2134. Minimum Swaps to Group All 1s Together II
leetcode
Links
- 2024-08-02 Minimum Swaps to Group All 1's Together II - Submission Detail - LeetCode (Time limit exceeded)
Problem
Given a binary circular array nums, you need to find the minimum number of swaps required to group all 1's present in the array together in any location in the circular array.
For instance, the array [1, 0, 1, 0, 1] as a circular array can be represented as repeating infinitely: ...1, 0, 1, 0, 1, 1, 0, 1, 0, 1....
Solution Description
To implement a solution for this problem, we need to use the sliding window technique. This approach allows us to assess a window of a fixed size (equal to the number of 1's in the array) and count the number of zeroes in that window. The goal is to identify the window with the fewest zeroes, as this indicates the minimum number of swaps needed to group all 1's together.
Steps:
- Count the number of 1’s in the array, let this count be
k. - Create an initial window of size
kand count the number of 0’s in this window. - Slide the window over the array (considering its circular nature) and keep track of the minimum number of zeroes encountered.
- The minimum number of zeroes found in any window is the minimum number of swaps needed.
Time Complexity: O(n) because we traverse the array once to count 1’s and then use a sliding window across the array.
Space Complexity: O(1) as we use a constant amount of extra space.
Example
Consider the array [1, 0, 1, 0, 1].
- Count the 1’s:
k = 3. - Initial window:
[1, 0, 1], contains one0. - Slide the window:
...0, 1, 0, 1, 0,...contains two =0=s....1, 0, 1, 1, 0,...contains one0.
- The minimum number of zeroes in any window is
1, so the minimum swaps required are1.
References
- Sliding Window Technique: https://en.wikipedia.org/wiki/Sliding_window_protocol
- Circular Array Handling: https://www.geeksforgeeks.org/circular-array/
Solution
Roma:
class Solution {
public int minSwaps(int[] nums) {
// Total number of 1s in the array
int totalOnes = count(nums, 1, 0, nums.length - 1);
// Number of 0s in the initial window of size `totalOnes`
int currentZeros = count(nums, 0, 0, totalOnes - 1);
int minZeros = currentZeros;
// Initialize window pointers
int left = 0;
int right = totalOnes;
// Slide the window across the array
for (; right < nums.length; left++, right++) {
// Update the count of zeros when sliding the window to the right
if (nums[left] == 0) {
currentZeros--;
}
if (nums[right] == 0) {
currentZeros++;
}
// Keep track of the minimum number of zeros found in any window
minZeros = Math.min(minZeros, currentZeros);
}
// Continue sliding the window wrapping around the array
right = 0;
for (; left < nums.length; left++, right++) {
// Update the count of zeros when the window wraps around the array
if (nums[left] == 0) {
currentZeros--;
}
if (nums[right] == 0) {
currentZeros++;
}
// Keep track of the minimum number of zeros found in any window
minZeros = Math.min(minZeros, currentZeros);
}
// The minimum number of swaps needed is equal to the minimum number of zeros found
return minZeros;
}
// Helper method to count the occurrences of a value `val` in a subarray `nums[start..end]`
int count(int[] nums, int val, int start, int end) {
int count = 0;
for (int i = start; i <= end; i++) {
if (nums[i] == val) {
count++;
}
}
return count;
}
}
Does not pass leetcode tests.
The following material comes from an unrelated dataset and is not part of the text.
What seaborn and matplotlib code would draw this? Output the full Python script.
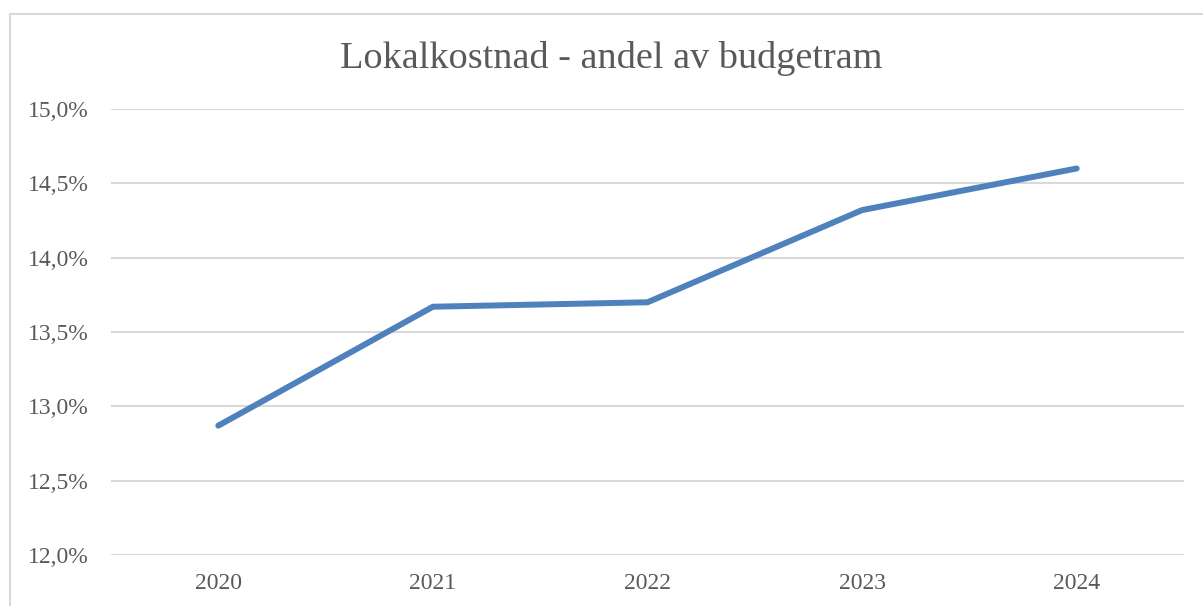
import pandas as pd
import matplotlib.pyplot as plt
import seaborn as sns
from matplotlib.patches import Rectangle
from matplotlib.ticker import FuncFormatter

years = ['2020', '2021', '2022', '2023', '2024']
share = [12.87, 13.67, 13.70, 14.32, 14.60]
y_ticks = [12.0, 12.5, 13.0, 13.5, 14.0, 14.5, 15.0]
title = 'Lokalkostnad - andel av budgetram'

GREY = '#595959'
GRID = '#D9D9D9'
BLUE = '#4F81BD'


def main():
    sns.set_style('white')
    plt.rcParams['font.family'] = ['Liberation Serif', 'DejaVu Serif']

    df = pd.DataFrame({'year': years, 'share': share})

    fig = plt.figure(figsize=(12.03, 6.06), dpi=100)
    ax = fig.add_axes([111 / 1203, 1 - 555 / 606, (1184 - 111) / 1203, (555 - 109) / 606])

    sns.lineplot(data=df, x='year', y='share', ax=ax, color=BLUE, linewidth=4.3,
                 solid_capstyle='round', solid_joinstyle='round', sort=False)

    ax.set_xlim(-0.5, 4.5)
    ax.set_ylim(12.0, 15.0)
    ax.set_yticks(y_ticks)
    ax.yaxis.set_major_formatter(FuncFormatter(lambda v, p: f'{v:.1f}%'.replace('.', ',')))
    ax.grid(axis='y', color=GRID, linewidth=1.5)
    ax.set_axisbelow(True)
    for s in ax.spines.values():
        s.set_visible(False)
    ax.tick_params(axis='y', length=0, pad=16, labelsize=17, labelcolor=GREY)
    ax.tick_params(axis='x', length=0, pad=13, labelsize=17, labelcolor=GREY)
    ax.set_xlabel('')
    ax.set_ylabel('')

    fig.text(611 / 1203, 1 - 59 / 606, title, ha='center', va='center',
             fontsize=27.5, color=GREY)

    # chart frame, cut off at right and bottom like the screenshot
    fig.patches.append(Rectangle((10 / 1203, -0.2), 1.2, 1.2 - 14 / 606,
                                 transform=fig.transFigure, fill=False,
                                 edgecolor=GRID, linewidth=1.5))

    fig.savefig('out.png', dpi=100)
    plt.close(fig)


if __name__ == '__main__':
    main()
Not optimal:
/**
* Calculate the minimum number of swaps required to group all 1's together in a circular array
* @param {number[]} nums - The input binary array
* @returns {number} - The minimum number of swaps
*/
function minSwaps(nums) {
const log = typeof NestedInteger !== 'undefined' ? () => {} : console.log;
const table = typeof NestedInteger!== 'undefined' ? () => {} : console.table;
log('Input: ' + JSON.stringify(nums));
if (nums.length === 0) return 0;
// window size is the count of 1s
const wsize = nums.filter(x => x === 1).length;
if (wsize === 0) return 0;
if (wsize === nums.length) return 0;
let min0 = +Infinity
for (let i = 0; i < nums.length; i++) {
let zeros = 0;
for (let n = 0; n < wsize; n++) {
const j = (i + n) % nums.length;
if (nums[j] === 0) zeros += 1;
}
min0 = Math.min(min0, zeros);
}
return min0;
}
// Test cases
const testCases = [
{ nums: [0,1,0,1,1,0,0], expected: 1 },
{ nums: [0,1,1,1,0,0,1,1,0], expected: 2 },
{ nums: [0, 0, 0, 0, 0], expected: 0 },
{ nums: [1, 1, 1, 1, 1], expected: 0 },
];
// Adding tests execution
testCases.forEach((test, index) => {
const {nums, expected} = test;
const result = minSwaps(nums);
console.log(`Test Case ${index + 1}: ${result === expected ? 'Passed' : 'Failed'} (Expected: ${expected}, Got: ${result})`);
});